# Recover wordpad file?



## Shane

Hi,

Is there a way to recover a Deleted Wordpad file that i deleted accidently?

Is there a folder which all the junk from the recycle bin goes to which is a hidden file?

I cant get it backout of the recycle bin because i have it set to delete files immediatly when deleted 

Lol its my own fault but i need that wordpad file!

Anyone?


----------



## Bradan

rofl pray to the microsoft god day and night till something happens


----------



## Shane

Bradan said:


> rofl pray to the microsoft god day and night till something happens



ooh great


----------



## joxley1990

Do not lose faith good man!

I have used this countless times, however, once it has been removed from the recycle bin, it enters a folder in which all your other "deleted" files are. When you start switching on your computer, and using it, those files slowly get permanetly deleted.

Try this though, see what happens, it's called Restoration.



> Restoration is an easy to use and straight forward tool to undelete files that were removed from the recycle bin or directly deleted from within Windows, and we were also able to recover photos from a Flash card that had been formatted. Upon start, you can scan for all files that may be recovered and also limit the results by entering a search term or extension.
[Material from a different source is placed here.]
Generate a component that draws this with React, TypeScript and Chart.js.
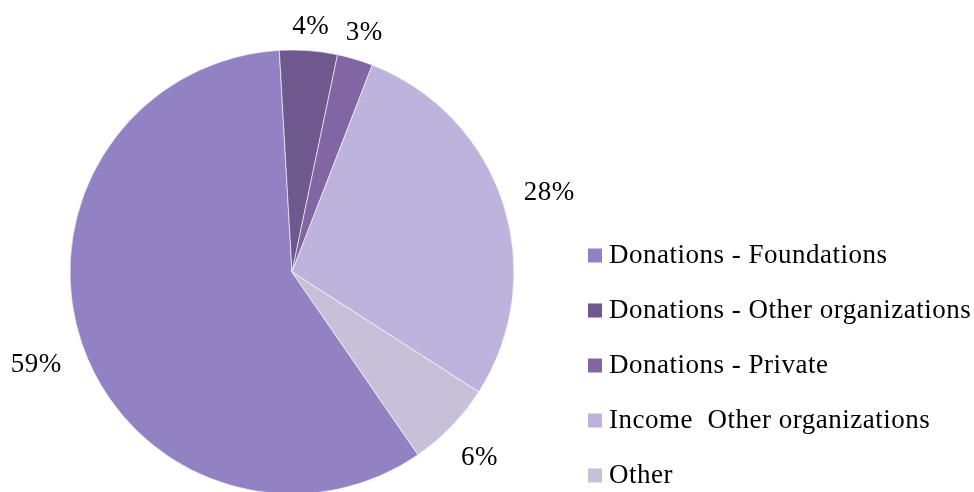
import React, { useEffect, useRef } from "react";
import { Chart, registerables } from "chart.js";

Chart.register(...registerables);

const categories = [
  "Donations - Foundations",
  "Donations - Other organizations",
  "Donations - Private",
  "Income  Other organizations",
  "Other",
];
const shares = [58.7, 4.2, 2.6, 28.2, 6.3];
const sliceColors = ["#9382C3", "#6F588E", "#8266A4", "#BDB3DC", "#C8C0D8"];

const FONT_SIZE = 27;
const FONT = `${FONT_SIZE}px "Liberation Serif", "Times New Roman", serif`;
const SPACING = "0.5px";

const labelPlugin = {
  id: "outsideLabels",
  afterDatasetsDraw(chart: any) {
    const ctx = chart.ctx;
    const meta = chart.getDatasetMeta(0);
    const data = chart.data.datasets[0].data as number[];
    ctx.save();
    ctx.font = FONT;
    (ctx as any).letterSpacing = SPACING;
    ctx.fillStyle = "#000";
    ctx.textAlign = "center";
    ctx.textBaseline = "alphabetic";
    const capHalf = FONT_SIZE * 0.66 / 2 + 3;
    meta.data.forEach((arc: any, i: number) => {
      const p = arc.getProps(["x", "y", "startAngle", "endAngle", "outerRadius"], true);
      const mid = (p.startAngle + p.endAngle) / 2;
      const c = Math.cos(mid);
      const s = Math.sin(mid);
      const text = Math.round(data[i]) + "%";
      const w = ctx.measureText(text).width;
      const dist = p.outerRadius + 23 + Math.abs(c) * w / 2 + Math.abs(s) * 4;
      ctx.fillText(text, p.x + c * dist, p.y + s * dist + capHalf);
    });
    ctx.restore();
  },
};

const legendPlugin = {
  id: "sideLegend",
  afterDraw(chart: any) {
    const ctx = chart.ctx;
    const labels = chart.options.plugins.legend.labels.generateLabels(chart);
    ctx.save();
    ctx.font = FONT;
    (ctx as any).letterSpacing = SPACING;
    ctx.textAlign = "left";
    ctx.textBaseline = "alphabetic";
    const x0 = 588;
    const y0 = 263;
    const rowGap = 55;
    labels.forEach((l: any, i: number) => {
      const base = y0 + i * rowGap;
      ctx.fillStyle = l.fillStyle;
      ctx.fillRect(x0, base - 14.5, 14, 14);
      ctx.fillStyle = "#000";
      ctx.fillText(l.text, x0 + 21, base);
    });
    ctx.restore();
  },
};

export default function App() {
  const ref = useRef<HTMLCanvasElement | null>(null);
  useEffect(() => {
    if (!ref.current) return;
    const chart = new Chart(ref.current, {
      type: "pie",
      data: {
        labels: categories,
        datasets: [
          {
            data: shares,
            backgroundColor: sliceColors,
            borderColor: "rgba(255,255,255,0.8)",
            borderWidth: 0.75,
            radius: 222,
            clip: false as any,
          } as any,
        ],
      },
      options: {
        responsive: false,
        animation: false,
        rotation: 145.4,
        layout: { padding: { left: 62, right: 452, top: 52, bottom: 0 } },
        plugins: {
          legend: { display: false },
          tooltip: { enabled: false },
        },
      },
      plugins: [labelPlugin, legendPlugin],
    });
    return () => chart.destroy();
  }, []);
  return (
    <div style={{ position: "absolute", left: 0, top: 0, width: 974, height: 492, background: "#fff" }}>
      <canvas ref={ref} width={974} height={492} style={{ width: 974, height: 492 }} />
    </div>
  );
}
In addition, it also provides the option to wipe the found files beyond simple recovery. The program is small and standalone, it does not require installation and can also run from a Floppy disk. Restoration works with FAT and NTFS as well as digital cameras cards.
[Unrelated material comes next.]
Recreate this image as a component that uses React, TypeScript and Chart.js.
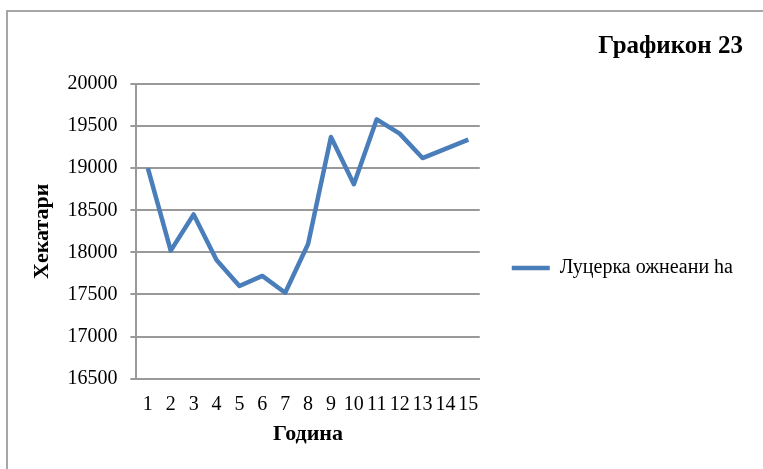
import React, { useEffect, useRef } from 'react';
import { Chart, registerables } from 'chart.js';

Chart.register(...registerables);

const years: string[] = ['1', '2', '3', '4', '5', '6', '7', '8', '9', '10', '11', '12', '13', '14', '15'];
const hectares: number[] = [19000, 18020, 18450, 17910, 17600, 17720, 17520, 18100, 19370, 18810, 19580, 19410, 19120, 19230, 19340];
const yMin = 16500;
const yMax = 20000;
const yStep = 500;
const seriesLabel = 'Луцерка ожнеани ha';
const chartTitle = 'Графикон 23';
const xAxisTitle = 'Година';
const yAxisTitle = 'Хекатари';

const FONT = "'Liberation Serif', 'Times New Roman', serif";
const GRID = '#999999';
const LINE = '#4a7ebb';

export default function App() {
  const ref = useRef<HTMLCanvasElement | null>(null);

  useEffect(() => {
    if (!ref.current) return;
    const chart = new Chart(ref.current, {
      type: 'line',
      data: {
        labels: years,
        datasets: [
          {
            label: seriesLabel,
            data: hectares,
            borderColor: LINE,
            backgroundColor: LINE,
            borderWidth: 4.5,
            pointRadius: 0,
            pointHoverRadius: 0,
            tension: 0,
            borderJoinStyle: 'round',
            pointStyle: 'line',
          },
        ],
      },
      options: {
        responsive: false,
        animation: false,
        layout: { padding: { left: 10, right: 20, top: 0, bottom: 0 } },
        plugins: {
          tooltip: { enabled: false },
          title: {
            display: true,
            text: chartTitle,
            align: 'end',
            color: '#000',
            font: { family: FONT, size: 25, weight: 'bold' },
            padding: { top: 32, bottom: 22 },
          },
          legend: {
            display: true,
            position: 'right',
            align: 'center',
            maxWidth: 340,
            title: {
              display: true,
              text: '',
              font: { family: FONT, size: 10, lineHeight: 1 },
              padding: { top: 57, bottom: 0 },
            },
            labels: {
              color: '#000',
              font: { family: FONT, size: 20 },
              usePointStyle: true,
              pointStyle: 'line',
              pointStyleWidth: 38,
              padding: 32,
            },
          },
        },
        scales: {
          x: {
            offset: true,
            grid: { display: false, drawTicks: false },
            border: { display: true, color: GRID, width: 2 },
            ticks: {
              color: '#000',
              font: { family: FONT, size: 20 },
              padding: 14,
              autoSkip: false,
              maxRotation: 0,
            },
            title: {
              display: true,
              text: xAxisTitle,
              color: '#000',
              font: { family: FONT, size: 22, weight: 'bold' },
              padding: { top: -9, bottom: 21 },
            },
          },
          y: {
            min: yMin,
            max: yMax,
            grid: { color: GRID, lineWidth: 2, drawTicks: true, tickLength: 6 },
            border: { display: true, color: GRID, width: 2 },
            ticks: {
              stepSize: yStep,
              color: '#000',
              font: { family: FONT, size: 20 },
              padding: 13,
              callback: (v: any) => String(v),
            },
            title: {
              display: true,
              text: yAxisTitle,
              color: '#000',
              font: { family: FONT, size: 22, weight: 'bold' },
              padding: { top: 19, bottom: -1 },
            },
          },
        },
      },
    });
    return () => chart.destroy();
  }, []);

  return (
    <div
      style={{
        position: 'absolute',
        left: 0,
        top: 0,
        width: 763,
        height: 469,
        overflow: 'hidden',
        background: '#fff',
      }}
    >
      <div
        style={{
          position: 'absolute',
          left: 6,
          top: 10,
          width: 800,
          height: 500,
          borderLeft: '2px solid #a6a6a6',
          borderTop: '2px solid #a6a6a6',
        }}
      />
      <canvas
        ref={ref}
        width={763}
        height={469}
        style={{ position: 'absolute', left: 0, top: 0, width: 763, height: 469, display: 'block' }}
      />
    </div>
  );
}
It can only recover one file at a time, but what the heck..

http://www.snapfiles.com/get/restoration.html


----------



## Bradan

i turn system restore off... kind of useless, unless of coarse you diliberately delete things you need...


----------



## computerhakk

If it does what it says, that's a great program joxley1990. I always hated installing new apps and it being stand-alone is great. It is probably beyond MS and the OS so you will have to use a 3rd party tool to hopefully recover it. Hopefully it wasn't like a month or so ago and was just recent because if it has been a while, it might of been lost or overwritten if you added anything recently.


----------



## David_UK

Yep, Restoration.  An excellent app.  As computerhakk says, works if other data hasn't over-written.  I have recovered wrongly deleted files from flash drives many times with it.


----------